Set down the material below word for word, excluding the pictures.
--- BEGIN INFORMATION PROVIDED ---
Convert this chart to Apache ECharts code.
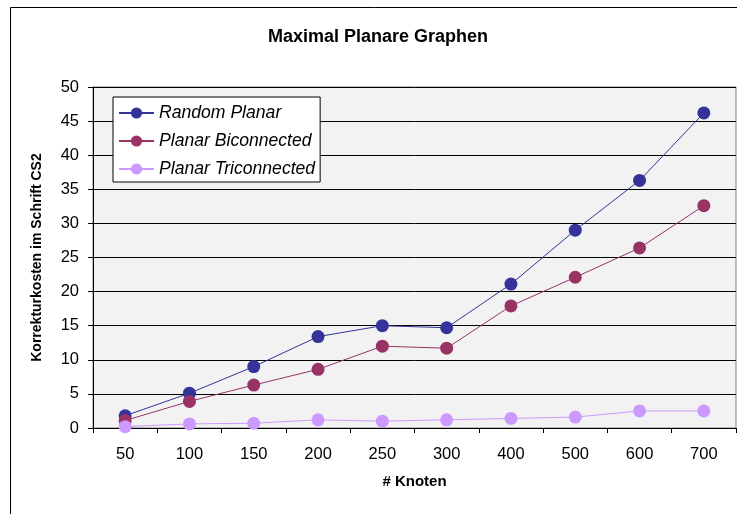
<!DOCTYPE html>
<html>
<head>
<meta charset="utf-8">
<script src="https://cdn.jsdelivr.net/npm/echarts@6/dist/echarts.min.js"></script>
<style>
  html, body { margin: 0; padding: 0; background: #fff; }
  #chart { width: 737px; height: 514px; }
</style>
</head>
<body>
<div id="chart"></div>
<script>
var categories = ['50', '100', '150', '200', '250', '300', '400', '500', '600', '700'];
var randomPlanar = [1.8, 5.1, 9.0, 13.4, 15.0, 14.7, 21.1, 29.0, 36.3, 46.2];
var planarBiconnected = [1.1, 3.9, 6.3, 8.6, 12.0, 11.7, 17.9, 22.1, 26.4, 32.6];
var planarTriconnected = [0.2, 0.6, 0.7, 1.2, 1.0, 1.2, 1.4, 1.6, 2.5, 2.5];
var yTicks = { min: 0, max: 50, interval: 5 };

var font = 'Liberation Sans, Arial, sans-serif';
var chart = echarts.init(document.getElementById('chart'), null, { renderer: 'canvas' });

function mkSeries(name, data, color) {
  return {
    name: name,
    type: 'line',
    data: data,
    symbol: 'circle',
    symbolSize: 13,
    lineStyle: { color: color, width: 1 },
    itemStyle: { color: color },
    emphasis: { disabled: true },
    animation: false
  };
}

chart.setOption({
  animation: false,
  backgroundColor: '#ffffff',
  graphic: [{
    type: 'rect',
    shape: { x: 10.5, y: 7.5, width: 800, height: 600 },
    style: { fill: 'none', stroke: '#000', lineWidth: 1 },
    z: -10
  }],
  title: {
    text: 'Maximal Planare Graphen',
    left: 373,
    top: 23,
    textAlign: 'center',
    textStyle: { fontFamily: font, fontSize: 18, fontWeight: 'bold', color: '#000' }
  },
  legend: {
    orient: 'vertical',
    left: 113,
    top: 97,
    padding: [6, 5, 3, 5],
    itemWidth: 35,
    itemHeight: 14,
    itemGap: 8,
    backgroundColor: '#ffffff',
    borderColor: '#000',
    borderWidth: 1,
    textStyle: { fontFamily: font, fontSize: 17.6, fontStyle: 'italic', color: '#000', lineHeight: 20 },
    data: ['Random Planar', 'Planar Biconnected', 'Planar Triconnected']
  },
  grid: {
    left: 93, right: 1, top: 87, bottom: 86,
    show: true,
    backgroundColor: '#f2f2f2',
    borderColor: '#808080',
    borderWidth: 1
  },
  xAxis: {
    type: 'category',
    data: categories,
    boundaryGap: true,
    name: '# Knoten',
    nameLocation: 'middle',
    nameGap: 46,
    nameTextStyle: { fontFamily: font, fontSize: 15, fontWeight: 'bold', color: '#000' },
    axisLine: { lineStyle: { color: '#000', width: 1 } },
    axisTick: { show: true, length: 5, alignWithLabel: false, lineStyle: { color: '#000' } },
    axisLabel: { fontFamily: font, fontSize: 16.5, color: '#000', margin: 18 },
    splitLine: { show: false }
  },
  yAxis: {
    type: 'value',
    min: yTicks.min,
    max: yTicks.max,
    interval: yTicks.interval,
    name: 'Korrekturkosten im Schrift CS2',
    nameLocation: 'middle',
    nameRotate: 90,
    nameGap: 49,
    nameTextStyle: { fontFamily: font, fontSize: 14, fontWeight: 'bold', color: '#000' },
    axisLine: { show: true, lineStyle: { color: '#000', width: 1 } },
    axisTick: { show: true, length: 5, lineStyle: { color: '#000' } },
    axisLabel: { fontFamily: font, fontSize: 16.5, color: '#000', margin: 14 },
    splitLine: { show: true, lineStyle: { color: '#000', width: 1 } }
  },
  series: [
    mkSeries('Random Planar', randomPlanar, '#333399'),
    mkSeries('Planar Biconnected', planarBiconnected, '#993366'),
    mkSeries('Planar Triconnected', planarTriconnected, '#cc99ff')
  ]
});
</script>
</body>
</html>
--- END INFORMATION PROVIDED ---
* _SOLUTION TO THIS TASK_
Convert this chart to Apache ECharts code.
<!DOCTYPE html>
<html>
<head>
<meta charset="utf-8">
<script src="https://cdn.jsdelivr.net/npm/echarts@6/dist/echarts.min.js"></script>
<style>
  html, body { margin: 0; padding: 0; background: #fff; }
  #chart { width: 737px; height: 514px; }
</style>
</head>
<body>
<div id="chart"></div>
<script>
var categories = ['50', '100', '150', '200', '250', '300', '400', '500', '600', '700'];
var randomPlanar = [1.8, 5.1, 9.0, 13.4, 15.0, 14.7, 21.1, 29.0, 36.3, 46.2];
var planarBiconnected = [1.1, 3.9, 6.3, 8.6, 12.0, 11.7, 17.9, 22.1, 26.4, 32.6];
var planarTriconnected = [0.2, 0.6, 0.7, 1.2, 1.0, 1.2, 1.4, 1.6, 2.5, 2.5];
var yTicks = { min: 0, max: 50, interval: 5 };

var font = 'Liberation Sans, Arial, sans-serif';
var chart = echarts.init(document.getElementById('chart'), null, { renderer: 'canvas' });

function mkSeries(name, data, color) {
  return {
    name: name,
    type: 'line',
    data: data,
    symbol: 'circle',
    symbolSize: 13,
    lineStyle: { color: color, width: 1 },
    itemStyle: { color: color },
    emphasis: { disabled: true },
    animation: false
  };
}

chart.setOption({
  animation: false,
  backgroundColor: '#ffffff',
  graphic: [{
    type: 'rect',
    shape: { x: 10.5, y: 7.5, width: 800, height: 600 },
    style: { fill: 'none', stroke: '#000', lineWidth: 1 },
    z: -10
  }],
  title: {
    text: 'Maximal Planare Graphen',
    left: 373,
    top: 23,
    textAlign: 'center',
    textStyle: { fontFamily: font, fontSize: 18, fontWeight: 'bold', color: '#000' }
  },
  legend: {
    orient: 'vertical',
    left: 113,
    top: 97,
    padding: [6, 5, 3, 5],
    itemWidth: 35,
    itemHeight: 14,
    itemGap: 8,
    backgroundColor: '#ffffff',
    borderColor: '#000',
    borderWidth: 1,
    textStyle: { fontFamily: font, fontSize: 17.6, fontStyle: 'italic', color: '#000', lineHeight: 20 },
    data: ['Random Planar', 'Planar Biconnected', 'Planar Triconnected']
  },
  grid: {
    left: 93, right: 1, top: 87, bottom: 86,
    show: true,
    backgroundColor: '#f2f2f2',
    borderColor: '#808080',
    borderWidth: 1
  },
  xAxis: {
    type: 'category',
    data: categories,
    boundaryGap: true,
    name: '# Knoten',
    nameLocation: 'middle',
    nameGap: 46,
    nameTextStyle: { fontFamily: font, fontSize: 15, fontWeight: 'bold', color: '#000' },
    axisLine: { lineStyle: { color: '#000', width: 1 } },
    axisTick: { show: true, length: 5, alignWithLabel: false, lineStyle: { color: '#000' } },
    axisLabel: { fontFamily: font, fontSize: 16.5, color: '#000', margin: 18 },
    splitLine: { show: false }
  },
  yAxis: {
    type: 'value',
    min: yTicks.min,
    max: yTicks.max,
    interval: yTicks.interval,
    name: 'Korrekturkosten im Schrift CS2',
    nameLocation: 'middle',
    nameRotate: 90,
    nameGap: 49,
    nameTextStyle: { fontFamily: font, fontSize: 14, fontWeight: 'bold', color: '#000' },
    axisLine: { show: true, lineStyle: { color: '#000', width: 1 } },
    axisTick: { show: true, length: 5, lineStyle: { color: '#000' } },
    axisLabel: { fontFamily: font, fontSize: 16.5, color: '#000', margin: 14 },
    splitLine: { show: true, lineStyle: { color: '#000', width: 1 } }
  },
  series: [
    mkSeries('Random Planar', randomPlanar, '#333399'),
    mkSeries('Planar Biconnected', planarBiconnected, '#993366'),
    mkSeries('Planar Triconnected', planarTriconnected, '#cc99ff')
  ]
});
</script>
</body>
</html>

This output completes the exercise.